STORED RECORDS:
↓
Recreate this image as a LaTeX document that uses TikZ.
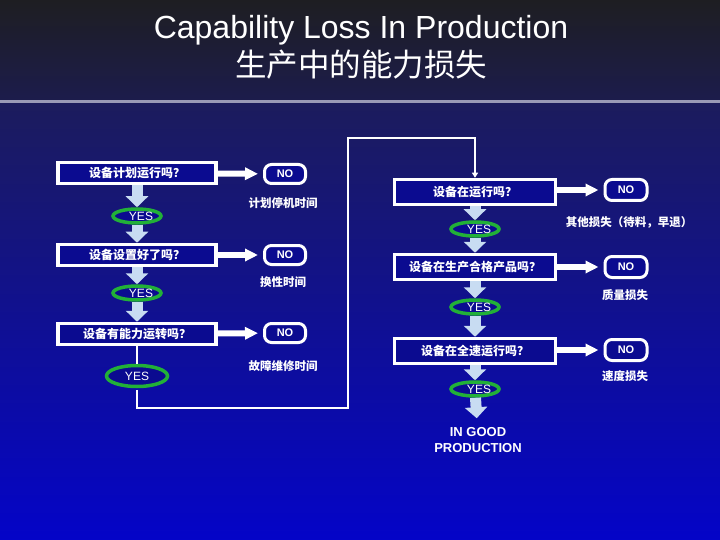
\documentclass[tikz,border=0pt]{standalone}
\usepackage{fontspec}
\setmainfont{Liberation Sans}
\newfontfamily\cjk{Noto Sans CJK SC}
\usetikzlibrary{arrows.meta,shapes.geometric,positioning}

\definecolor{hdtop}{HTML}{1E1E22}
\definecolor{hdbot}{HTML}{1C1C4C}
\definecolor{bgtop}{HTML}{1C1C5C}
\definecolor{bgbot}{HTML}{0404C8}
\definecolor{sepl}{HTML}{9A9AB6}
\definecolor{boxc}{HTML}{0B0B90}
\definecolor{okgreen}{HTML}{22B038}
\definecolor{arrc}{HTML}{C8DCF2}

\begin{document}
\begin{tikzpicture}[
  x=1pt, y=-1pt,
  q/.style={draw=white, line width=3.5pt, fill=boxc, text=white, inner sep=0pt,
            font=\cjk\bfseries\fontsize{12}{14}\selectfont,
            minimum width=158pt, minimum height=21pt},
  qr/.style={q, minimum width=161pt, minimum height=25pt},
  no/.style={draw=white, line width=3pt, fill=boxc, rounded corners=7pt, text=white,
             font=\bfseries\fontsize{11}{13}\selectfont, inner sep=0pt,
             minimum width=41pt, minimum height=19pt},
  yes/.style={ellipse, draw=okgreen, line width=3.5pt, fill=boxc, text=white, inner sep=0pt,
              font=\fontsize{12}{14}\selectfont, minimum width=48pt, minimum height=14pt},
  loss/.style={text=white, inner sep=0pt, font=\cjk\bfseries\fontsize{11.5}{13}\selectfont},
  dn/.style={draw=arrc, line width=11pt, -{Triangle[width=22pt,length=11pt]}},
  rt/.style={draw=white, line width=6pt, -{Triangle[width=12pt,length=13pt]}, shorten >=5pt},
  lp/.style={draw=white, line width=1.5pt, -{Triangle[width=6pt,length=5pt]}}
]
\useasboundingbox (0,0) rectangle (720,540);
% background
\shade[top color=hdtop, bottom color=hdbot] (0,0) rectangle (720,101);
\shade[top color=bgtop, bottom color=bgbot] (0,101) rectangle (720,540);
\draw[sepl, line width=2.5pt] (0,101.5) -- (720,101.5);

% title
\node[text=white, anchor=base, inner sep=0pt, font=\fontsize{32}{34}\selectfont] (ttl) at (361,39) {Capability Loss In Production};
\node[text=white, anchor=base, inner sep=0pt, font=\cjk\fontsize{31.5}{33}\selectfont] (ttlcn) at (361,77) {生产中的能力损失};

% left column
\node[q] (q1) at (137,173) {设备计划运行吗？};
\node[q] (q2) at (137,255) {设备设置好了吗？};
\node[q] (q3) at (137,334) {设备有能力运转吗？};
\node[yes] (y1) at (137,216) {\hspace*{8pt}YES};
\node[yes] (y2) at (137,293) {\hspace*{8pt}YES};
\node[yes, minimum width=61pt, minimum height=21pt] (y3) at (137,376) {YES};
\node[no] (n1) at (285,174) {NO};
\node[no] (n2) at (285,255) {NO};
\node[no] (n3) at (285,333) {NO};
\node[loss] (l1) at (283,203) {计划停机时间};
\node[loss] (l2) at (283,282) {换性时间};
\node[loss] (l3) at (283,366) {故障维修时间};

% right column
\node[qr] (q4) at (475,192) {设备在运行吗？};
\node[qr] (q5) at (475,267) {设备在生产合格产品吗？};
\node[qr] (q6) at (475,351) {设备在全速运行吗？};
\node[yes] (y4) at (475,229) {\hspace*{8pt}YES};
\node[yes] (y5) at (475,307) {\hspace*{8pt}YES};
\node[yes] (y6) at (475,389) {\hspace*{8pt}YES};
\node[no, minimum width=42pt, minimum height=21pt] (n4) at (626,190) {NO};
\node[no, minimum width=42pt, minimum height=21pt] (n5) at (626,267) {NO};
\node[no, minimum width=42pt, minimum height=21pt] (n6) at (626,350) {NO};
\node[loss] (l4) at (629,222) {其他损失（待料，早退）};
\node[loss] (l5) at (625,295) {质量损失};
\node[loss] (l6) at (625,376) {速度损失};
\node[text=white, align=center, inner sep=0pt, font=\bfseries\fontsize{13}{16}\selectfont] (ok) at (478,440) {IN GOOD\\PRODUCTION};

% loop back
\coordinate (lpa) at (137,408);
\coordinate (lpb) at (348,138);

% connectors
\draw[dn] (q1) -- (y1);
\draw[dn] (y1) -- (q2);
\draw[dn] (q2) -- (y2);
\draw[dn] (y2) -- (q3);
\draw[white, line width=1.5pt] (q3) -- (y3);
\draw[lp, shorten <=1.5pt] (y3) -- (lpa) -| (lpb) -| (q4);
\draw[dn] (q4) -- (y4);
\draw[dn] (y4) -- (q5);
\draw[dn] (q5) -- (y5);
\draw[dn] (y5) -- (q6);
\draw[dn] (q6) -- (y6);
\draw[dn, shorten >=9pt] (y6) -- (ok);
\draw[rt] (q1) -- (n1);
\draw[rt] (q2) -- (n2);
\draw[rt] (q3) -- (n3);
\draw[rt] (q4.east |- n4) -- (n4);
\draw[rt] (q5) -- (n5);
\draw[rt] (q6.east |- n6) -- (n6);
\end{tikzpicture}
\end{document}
↑
↓
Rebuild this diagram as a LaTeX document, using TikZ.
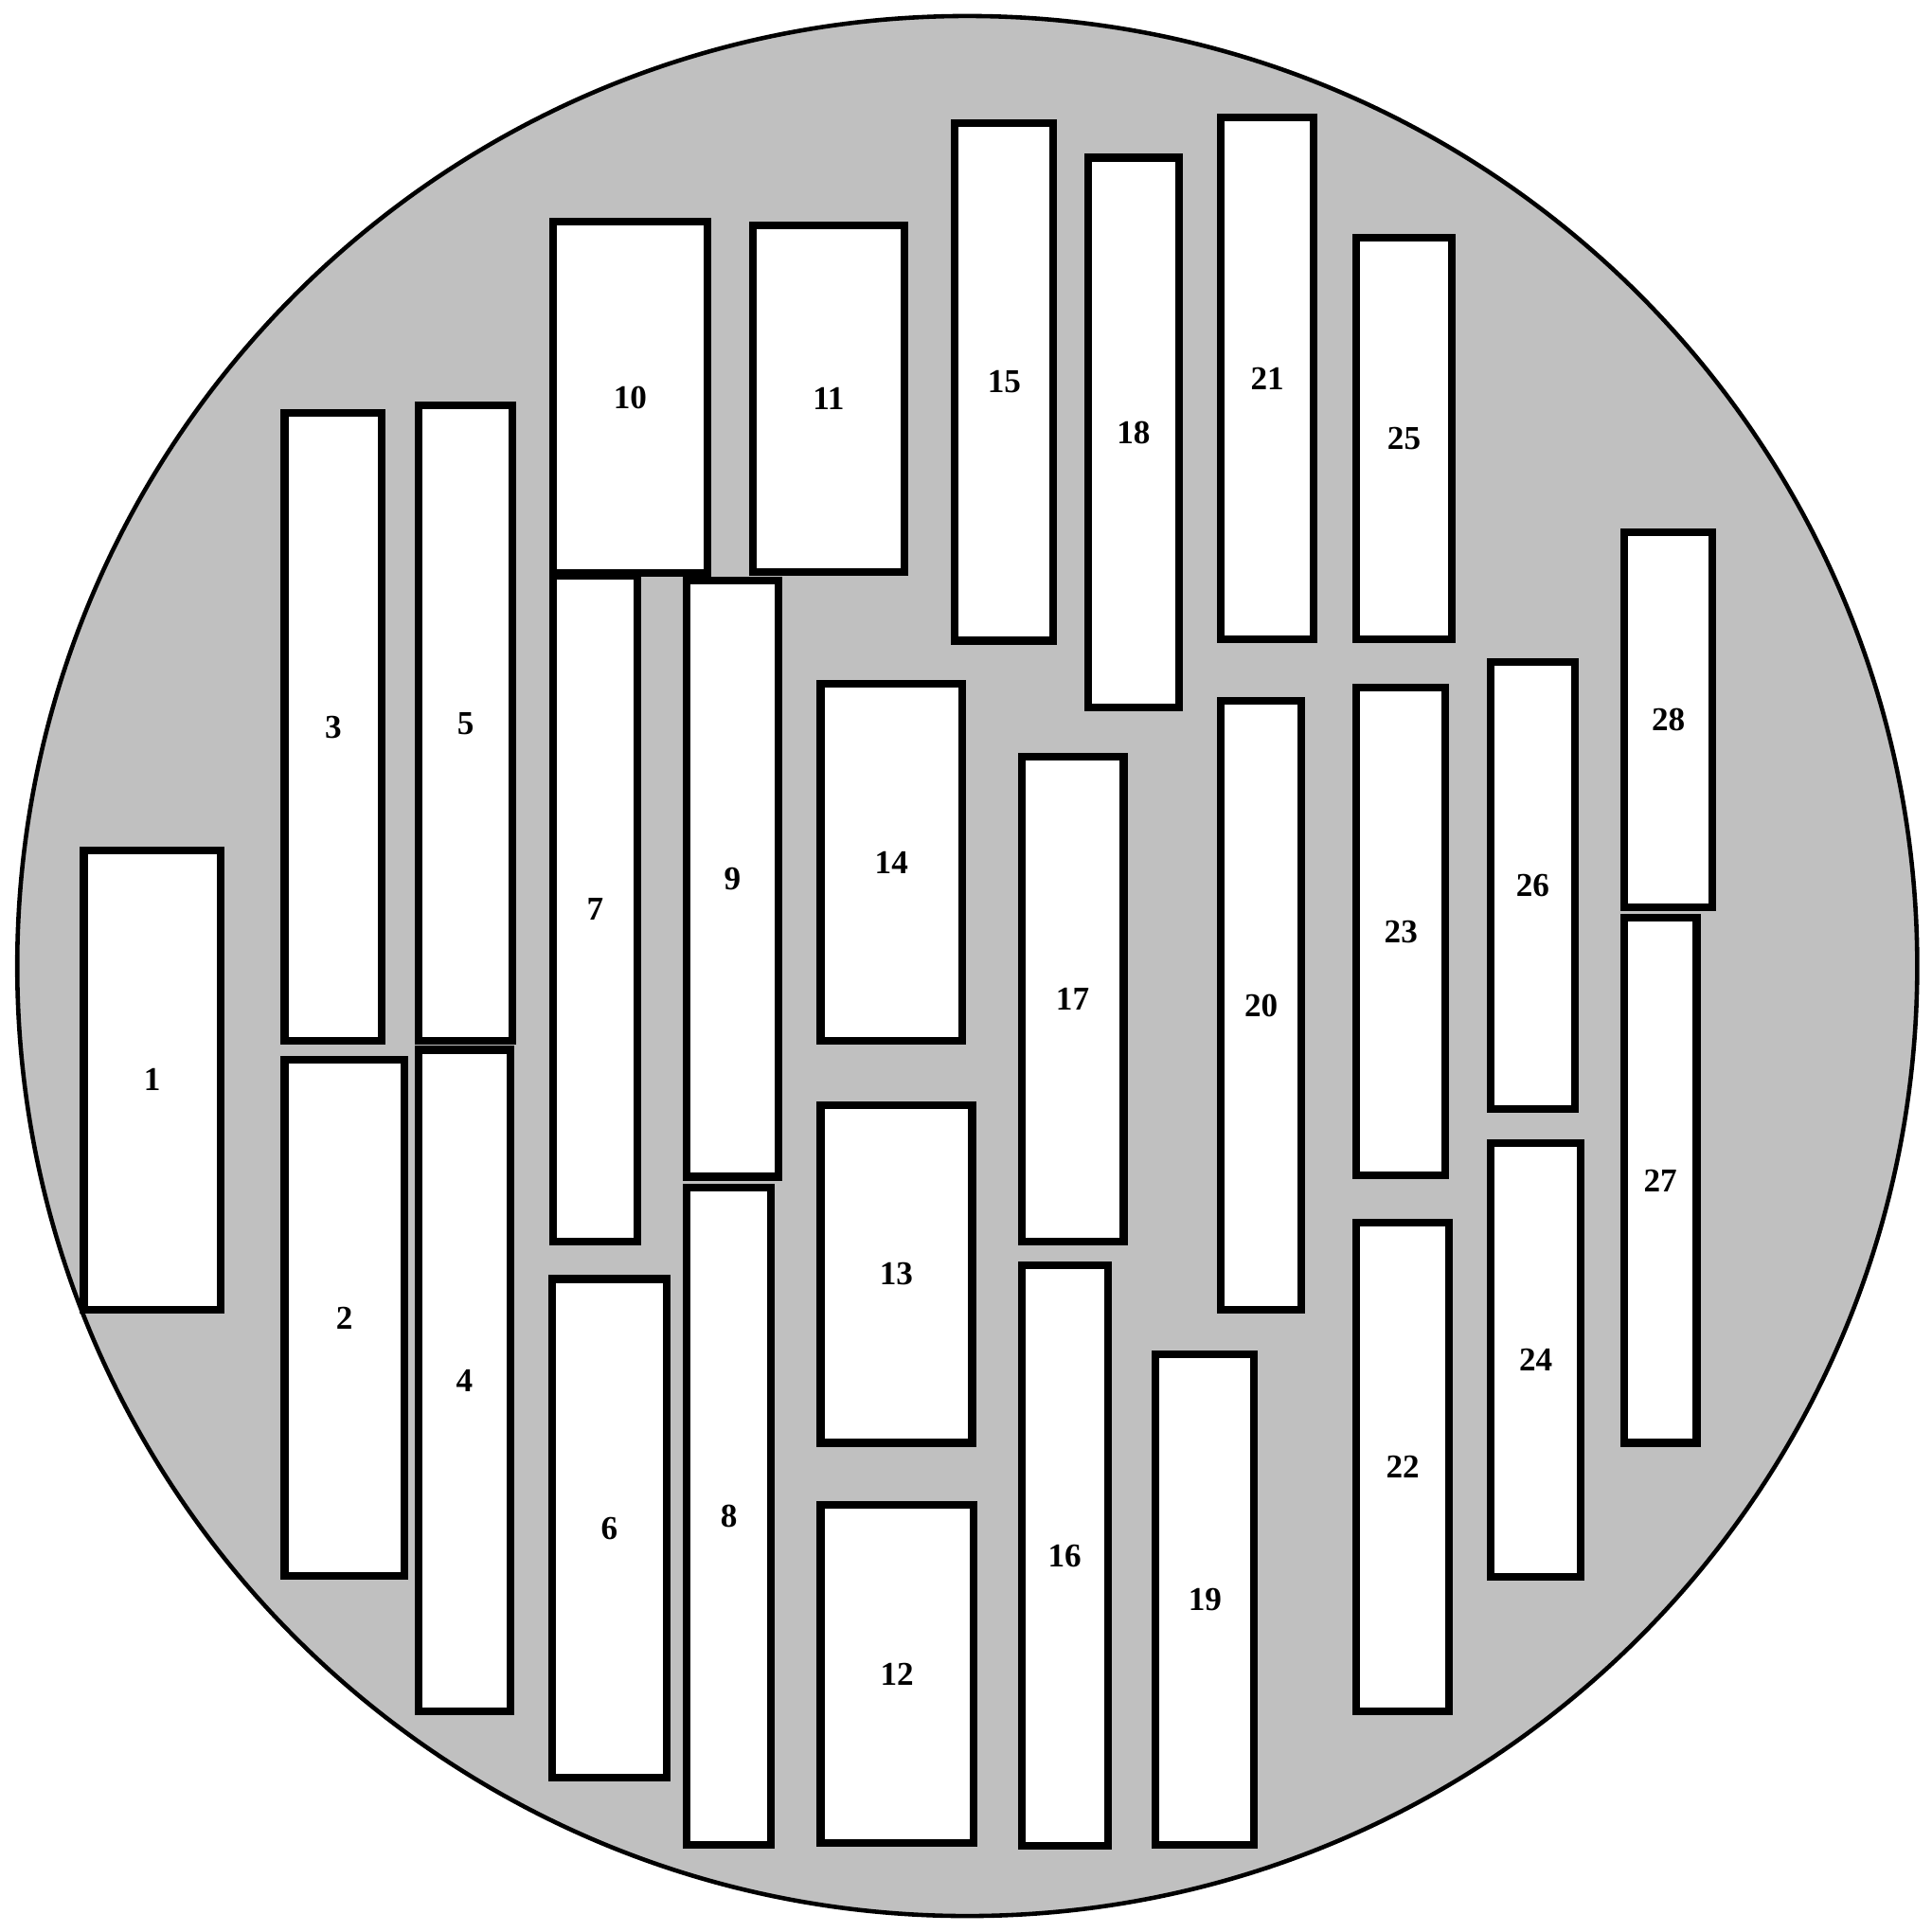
↑
Take out nothing but the lines from the one containing "Recreate this image" to the one containing "(ttlcn) at (361,77)", inclusive, retyped exactly. Drop the pictures.

Recreate this image as a LaTeX document that uses TikZ.
\documentclass[tikz,border=0pt]{standalone}
\usepackage{fontspec}
\setmainfont{Liberation Sans}
\newfontfamily\cjk{Noto Sans CJK SC}
\usetikzlibrary{arrows.meta,shapes.geometric,positioning}

\definecolor{hdtop}{HTML}{1E1E22}
\definecolor{hdbot}{HTML}{1C1C4C}
\definecolor{bgtop}{HTML}{1C1C5C}
\definecolor{bgbot}{HTML}{0404C8}
\definecolor{sepl}{HTML}{9A9AB6}
\definecolor{boxc}{HTML}{0B0B90}
\definecolor{okgreen}{HTML}{22B038}
\definecolor{arrc}{HTML}{C8DCF2}

\begin{document}
\begin{tikzpicture}[
  x=1pt, y=-1pt,
  q/.style={draw=white, line width=3.5pt, fill=boxc, text=white, inner sep=0pt,
            font=\cjk\bfseries\fontsize{12}{14}\selectfont,
            minimum width=158pt, minimum height=21pt},
  qr/.style={q, minimum width=161pt, minimum height=25pt},
  no/.style={draw=white, line width=3pt, fill=boxc, rounded corners=7pt, text=white,
             font=\bfseries\fontsize{11}{13}\selectfont, inner sep=0pt,
             minimum width=41pt, minimum height=19pt},
  yes/.style={ellipse, draw=okgreen, line width=3.5pt, fill=boxc, text=white, inner sep=0pt,
              font=\fontsize{12}{14}\selectfont, minimum width=48pt, minimum height=14pt},
  loss/.style={text=white, inner sep=0pt, font=\cjk\bfseries\fontsize{11.5}{13}\selectfont},
  dn/.style={draw=arrc, line width=11pt, -{Triangle[width=22pt,length=11pt]}},
  rt/.style={draw=white, line width=6pt, -{Triangle[width=12pt,length=13pt]}, shorten >=5pt},
  lp/.style={draw=white, line width=1.5pt, -{Triangle[width=6pt,length=5pt]}}
]
\useasboundingbox (0,0) rectangle (720,540);
% background
\shade[top color=hdtop, bottom color=hdbot] (0,0) rectangle (720,101);
\shade[top color=bgtop, bottom color=bgbot] (0,101) rectangle (720,540);
\draw[sepl, line width=2.5pt] (0,101.5) -- (720,101.5);

% title
\node[text=white, anchor=base, inner sep=0pt, font=\fontsize{32}{34}\selectfont] (ttl) at (361,39) {Capability Loss In Production};
\node[text=white, anchor=base, inner sep=0pt, font=\cjk\fontsize{31.5}{33}\selectfont] (ttlcn) at (361,77) {生产中的能力损失};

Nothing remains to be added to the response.